My fry tanks are bare bottom (no substrate) with Lucky Bamboo stalks and Java Moss... The root clusters on the Bamboo & the moss make great cover for fry, I constantly see them nipping/eating things off the plants and both plants eat nitrates out of the water...

My grow out tanks are usually my fun tanks. I try to fill about 50% of the tank up with some kind of decor. Any kind of decor. Some have pots, some rocks/slate, random objects I think would look cool in a fish tank... I'm thinking about buying a Lego castle to put in a 30 gal 

The reason I fill 50% of the tank with decor is to give as many caves, tunnels, shelters, rooms, etc, etc as possible to give the fish opportunities to own mini territories if they need to do so. Pre-sexually mature fish are not territorial like adults, but often the toughest of the group like to claim a few square inches. This allows me to stock a lot more fish in a smaller environment during the grow out period.

Just keep water quality in mind when the tank is heavily stocked.

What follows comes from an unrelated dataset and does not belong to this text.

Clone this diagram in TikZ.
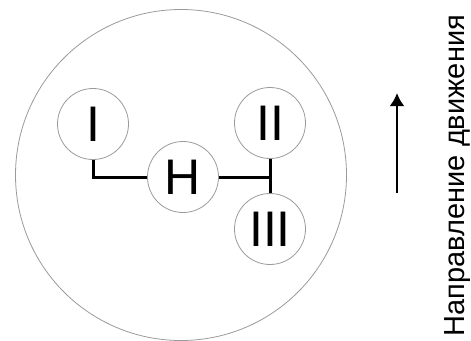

Plumbing multiple tanks together and/or to a sump increases the total water volume and allows more creative stocking. But obviously if plumbing 5 heavily stocked tanks together you still have a heavily stocked system.

The two most important points in raising fry & growing out fish... water quality & diet... With pristine water and live BBS even I can keep fry alive!


----------



## LuV_DeM_CiChLiDs (Dec 29, 2003)

I know most ppl like bare tanks but in my grow out tanks I use sand as a substrate and have not had any problems. There are also a few pieces of lace rock in the tank for decoration. My moms do pretty well and almost never eat the fry so she is usually with them for a while after spitting to gain her strenght back and I think it is good to have a rock or two for her to hide behind. Hope this helps.


----------



## tylerj (Jul 20, 2008)

thankyou for your comments I am thinking in my 29 long tank I am going to have gravel and that is already in there and my first fry tank is going to be a eclipse twelve with a filter sponge over intake and I am going to have another one with sand and that one will be a 20h so the moms can recover and it can be a place for myfish to go to if there is no room in the growout ( just incase) also there will be a divider and one side will have some breeder nets and injured fish can go on one side and after I strip the mothers fry they can either stay in the breeder nets or in the tank and recover.


----------



## BurgerKing (Jul 1, 2008)

about the lego castle, I've tried a few different strategies for that. The problem with lego is that it holds air in the little pockets between bricks, then it floats. To prevent it from floating you can anchor it with gravel, marbles, stones, magnets etc.. Try building your castle under water so there isnt any air to worry about.

I know this information is pretty random, but fry love lego. Lol


----------



## css virginia (Jan 29, 2007)

I place my fry in a bare-bottom 10g tank with just a small amount of plastic decor. I use gravel in my grow-out tanks.


----------



## scuba20v (May 28, 2007)

i use a rubber-made tote for a fry grow out tank. no gravel! you will regret the gravel if you ever have to get them out. use a sponge for the inlet of any filters you use


----------